Of course, many of those 3,930 text messages a month are not isolated communiques from the field, but rather, the back and forth of a conversation: statements and responses, questions and answers, many of which are just one or two words, or even one or two letters. But here’s what I don’t understand: How is that a more efficient way to communicate than to simply call the other person and talk? Even when your thumbs have the speed and agility of, um, someone with very fast and agile thumbs, you can’t possibly type and read the 10-20 exchanges that might make up a conversation faster than you could say them.

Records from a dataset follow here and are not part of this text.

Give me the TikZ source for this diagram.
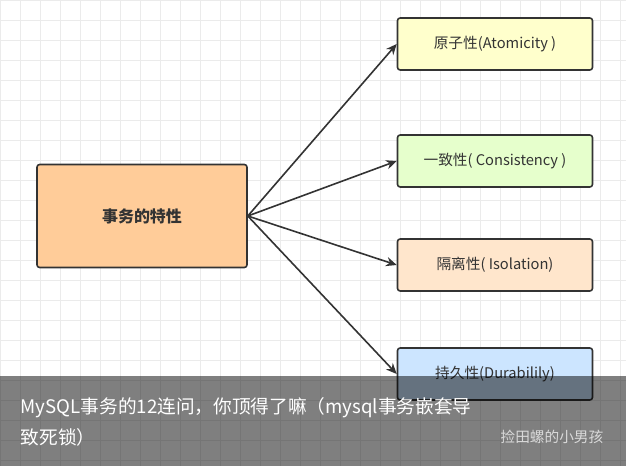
\documentclass[tikz,border=0pt]{standalone}
\usepackage{fontspec}
\setmainfont{Noto Sans CJK SC}
\usetikzlibrary{positioning,arrows.meta}
\definecolor{cAll}{HTML}{FFCC99}
\definecolor{cA}{HTML}{FFFFCC}
\definecolor{cC}{HTML}{E6FFCC}
\definecolor{cI}{HTML}{FFE6CC}
\definecolor{cD}{HTML}{CCE5FF}
\definecolor{edge}{HTML}{333333}
\tikzset{
    prop/.style={draw=edge, line width=1.2pt, rounded corners=2pt, minimum width=195*0.75pt, minimum height=52*0.75pt, font=\fontsize{11}{13}\selectfont, text=edge},
    link/.style={draw=edge, line width=1.2pt, -{Stealth[length=8pt,width=7pt]}},
}
\begin{document}
\begin{tikzpicture}[x=0.75pt,y=-0.75pt]
    \useasboundingbox (0,0) rectangle (626,466);
    \fill[white] (0,0) rectangle (626,466);
    \draw[black!8, line width=0.4pt] (0,0) grid[step=20*0.75pt] (626,466);

    \node[prop, fill=cAll, minimum width=210*0.75pt, minimum height=103*0.75pt, font=\bfseries\fontsize{12}{14}\selectfont] at (142,216) (All) {事务的特性};
    \node[prop, fill=cA] at (495,44) (A) {原子性(Atomicity )};
    \node[prop, fill=cC] at (495,161) (C) {一致性( Consistency )};
    \node[prop, fill=cI] at (495,265) (I) {隔离性( Isolation)};
    \node[prop, fill=cD] at (495,374) (D) {持久性(Durabilily)};

    \draw[link] (All.east) -- (A.west);
    \draw[link] (All.east) -- (C.west);
    \draw[link] (All.east) -- (I.west);
    \draw[link] (All.east) -- (D.west);

    % banner over the bottom
    \fill[black, opacity=0.5] (0,376) rectangle (626,466);
    \node[anchor=west, text=white, font=\fontsize{14}{16}\selectfont] at (16,408) (T1) {MySQL事务的12连问，你顶得了嘛（mysql事务嵌套导};
    \node[anchor=west, text=white, font=\fontsize{14}{16}\selectfont] at (16,437) (T2) {致死锁）};
    \node[anchor=east, text=white!85!black, font=\fontsize{11}{13}\selectfont] at (608,437) (W) {捡田螺的小男孩};
\end{tikzpicture}
\end{document}
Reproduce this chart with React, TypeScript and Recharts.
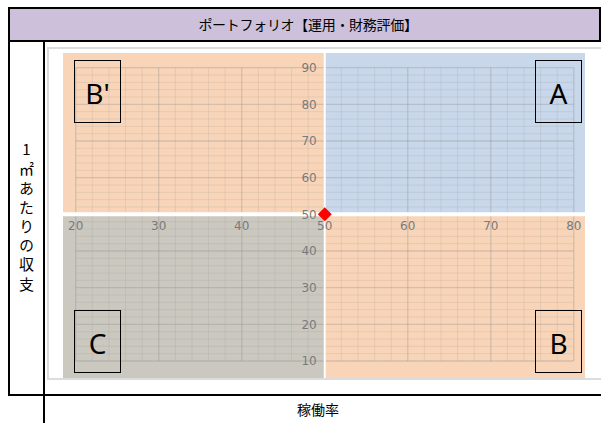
import React from 'react';
import {
  ScatterChart,
  Scatter,
  XAxis,
  YAxis,
  ReferenceArea,
  ReferenceLine,
  ReferenceDot,
} from 'recharts';

// ---- data ----
const titleText = 'ポートフォリオ【運用・財務評価】';
const yAxisTitle = '1㎡あたりの収支';
const xAxisTitle = '稼働率';

const xTickValues = [20, 30, 40, 50, 60, 70, 80];
const yTickValues = [10, 20, 30, 40, 50, 60, 70, 80, 90];
const xMinorGrid = [22, 24, 26, 28, 32, 34, 36, 38, 42, 44, 46, 48, 52, 54, 56, 58, 62, 64, 66, 68, 72, 74, 76, 78];
const yMinorGrid = [12, 14, 16, 18, 22, 24, 26, 28, 32, 34, 36, 38, 42, 44, 46, 48, 52, 54, 56, 58, 62, 64, 66, 68, 72, 74, 76, 78, 82, 84, 86, 88];
const crossValue = 50;
const portfolioPoints = [{ rate: 50, income: 50 }];
const quadrantNames = ["B'", 'A', 'C', 'B'];

// ---- layout / style ----
const X_DOMAIN: [number, number] = [18.47, 81.35];
const Y_DOMAIN: [number, number] = [5.36, 94.01];
const ORANGE = '#F8D5B8';
const BLUE = '#C8D7EA';
const GRAY = '#CBC8C0';
const quadrantStyles = [
  { x1: X_DOMAIN[0], x2: crossValue, y1: crossValue, y2: Y_DOMAIN[1], fill: ORANGE, box: { left: 74, top: 60 } },
  { x1: crossValue, x2: X_DOMAIN[1], y1: crossValue, y2: Y_DOMAIN[1], fill: BLUE, box: { left: 535, top: 60 } },
  { x1: X_DOMAIN[0], x2: crossValue, y1: Y_DOMAIN[0], y2: crossValue, fill: GRAY, box: { left: 74, top: 310 } },
  { x1: crossValue, x2: X_DOMAIN[1], y1: Y_DOMAIN[0], y2: crossValue, fill: ORANGE, box: { left: 535, top: 310 } },
];

const TICK_FONT = { fontFamily: 'DejaVu Sans', fontSize: 12, fill: '#7A7A7A' };

const Diamond = (props: any) => {
  const { cx, cy } = props;
  const r = 7;
  return (
    <polygon
      points={`${cx},${cy - r} ${cx + r},${cy} ${cx},${cy + r} ${cx - r},${cy}`}
      fill="#FF0000"
    />
  );
};

const line = (left: number, top: number, width: number, height: number, color = '#000') => (
  <div style={{ position: 'absolute', left, top, width, height, background: color }} />
);

export default function App() {
  const xLo = xTickValues[0];
  const xHi = xTickValues[xTickValues.length - 1];
  const yLo = yTickValues[0];
  const yHi = yTickValues[yTickValues.length - 1];
  return (
    <div
      style={{
        position: 'absolute',
        left: 0,
        top: 0,
        width: 601,
        height: 423,
        background: '#fff',
        overflow: 'hidden',
        fontFamily: '"Noto Sans CJK JP", sans-serif',
      }}
    >
      {/* title band */}
      <div style={{ position: 'absolute', left: 10, top: 9, width: 589, height: 31, background: '#CCC0DA' }} />
      <div
        style={{
          position: 'absolute',
          left: 108,
          top: 9,
          width: 400,
          height: 31,
          lineHeight: '31px',
          textAlign: 'center',
          fontSize: 14,
          color: '#000',
          letterSpacing: -0.3,
        }}
      >
        {titleText}
      </div>

      {/* chart frame */}
      <div
        style={{
          position: 'absolute',
          left: 47,
          top: 47,
          width: 554,
          height: 333,
          boxSizing: 'border-box',
          borderTop: '2px solid #DCDCDC',
          borderLeft: '2px solid #DCDCDC',
          borderBottom: '2px solid #DCDCDC',
        }}
      />

      {/* table lines */}
      {line(8, 7, 593, 2)}
      {line(8, 7, 2, 389)}
      {line(8, 40, 593, 2)}
      {line(43, 40, 2, 383)}
      {line(8, 394, 593, 2)}
      {line(599, 7, 2, 35)}

      {/* y axis title (vertical) */}
      <div
        style={{
          position: 'absolute',
          left: 12,
          top: 142,
          width: 28,
          height: 160,
          display: 'flex',
          justifyContent: 'center',
        }}
      >
        <div
          style={{
            writingMode: 'vertical-rl',
            textOrientation: 'upright',
            fontSize: 15,
            lineHeight: '18px',
            letterSpacing: 4.2,
            color: '#000',
          }}
        >
          {yAxisTitle}
        </div>
      </div>

      {/* x axis title */}
      <div
        style={{
          position: 'absolute',
          left: 218,
          top: 399,
          width: 200,
          height: 20,
          lineHeight: '20px',
          textAlign: 'center',
          fontSize: 14,
          color: '#000',
        }}
      >
        {xAxisTitle}
      </div>

      {/* chart */}
      <div style={{ position: 'absolute', left: 63, top: 53 }}>
        <ScatterChart width={522} height={325} margin={{ top: 0, right: 0, bottom: 0, left: 0 }}>
          <XAxis type="number" dataKey="rate" domain={X_DOMAIN} hide allowDataOverflow />
          <YAxis type="number" dataKey="income" domain={Y_DOMAIN} hide allowDataOverflow />
          {quadrantStyles.map((q, i) => (
            <ReferenceArea
              key={`q${i}`}
              x1={q.x1}
              x2={q.x2}
              y1={q.y1}
              y2={q.y2}
              fill={q.fill}
              fillOpacity={1}
              stroke="none"
              ifOverflow="visible"
            />
          ))}
          {xMinorGrid.map((v) => (
            <ReferenceLine
              key={`xm${v}`}
              segment={[{ x: v, y: yLo }, { x: v, y: yHi }]}
              stroke="#8C8C8C"
              strokeOpacity={0.17}
              strokeWidth={1}
            />
          ))}
          {yMinorGrid.map((v) => (
            <ReferenceLine
              key={`ym${v}`}
              segment={[{ x: xLo, y: v }, { x: xHi, y: v }]}
              stroke="#8C8C8C"
              strokeOpacity={0.17}
              strokeWidth={1}
            />
          ))}
          {xTickValues.map((v) => (
            <ReferenceLine
              key={`xM${v}`}
              segment={[{ x: v, y: yLo }, { x: v, y: yHi }]}
              stroke="#8C8C8C"
              strokeOpacity={0.32}
              strokeWidth={1.3}
            />
          ))}
          {yTickValues.map((v) => (
            <ReferenceLine
              key={`yM${v}`}
              segment={[{ x: xLo, y: v }, { x: xHi, y: v }]}
              stroke="#8C8C8C"
              strokeOpacity={0.32}
              strokeWidth={1.3}
            />
          ))}
          <ReferenceLine x={crossValue} stroke="#FFFFFF" strokeWidth={2} />
          <ReferenceLine y={crossValue} stroke="#FFFFFF" strokeWidth={4} />
          {xTickValues.map((v) => (
            <ReferenceDot
              key={`xl${v}`}
              x={v}
              y={crossValue}
              r={0}
              stroke="none"
              fill="none"
              label={{ value: String(v), position: 'bottom', offset: 7, ...TICK_FONT }}
            />
          ))}
          {yTickValues.map((v) => (
            <ReferenceDot
              key={`yl${v}`}
              x={crossValue}
              y={v}
              r={0}
              stroke="none"
              fill="none"
              label={{ value: String(v), position: 'left', offset: 8, ...TICK_FONT }}
            />
          ))}
          <Scatter data={portfolioPoints} dataKey="income" shape={Diamond} isAnimationActive={false} />
        </ScatterChart>
      </div>

      {/* quadrant name boxes */}
      {quadrantStyles.map((q, i) => (
        <div
          key={`b${i}`}
          style={{
            position: 'absolute',
            left: q.box.left,
            top: q.box.top,
            width: 47,
            height: 63,
            boxSizing: 'border-box',
            border: '1px solid #000',
            display: 'flex',
            alignItems: 'center',
            justifyContent: 'center',
            fontFamily: '"Noto Sans", sans-serif',
            fontSize: 28,
            color: '#000',
            paddingTop: 3,
          }}
        >
          {quadrantNames[i]}
        </div>
      ))}
    </div>
  );
}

Yes, I know–there are times when you can’t talk, like when the obnoxious person at the movies has to urgently tell someone something via loudly clicking text message. But it is obvious to me that teenagers prefer texting over talking, which makes me think “What’s the matter with kids these days,” which is a lyric from Bye Bye Birdie, and so we’ve come full circle.

And the really sad thing is it’s not just 13 year old girls. I was in a business meeting recently where a presenter asked a question and told the attendees to text their answers to 57649 or some such number, which I don’t know how to do, and, anyway, why the hell can’t we just raise our hands? I mean–we’re all in the friggin’ room together!

So, in conclusion, if you’re a 16-year-old girl, please let me know why the heck you like texting so much. Text your answers to 1-800-I-R-E-A-L-L-Y-D-O-N-T-C-A-R-E.

Then go do something productive. Go kill a vampire. There are certainly enough of them around these days.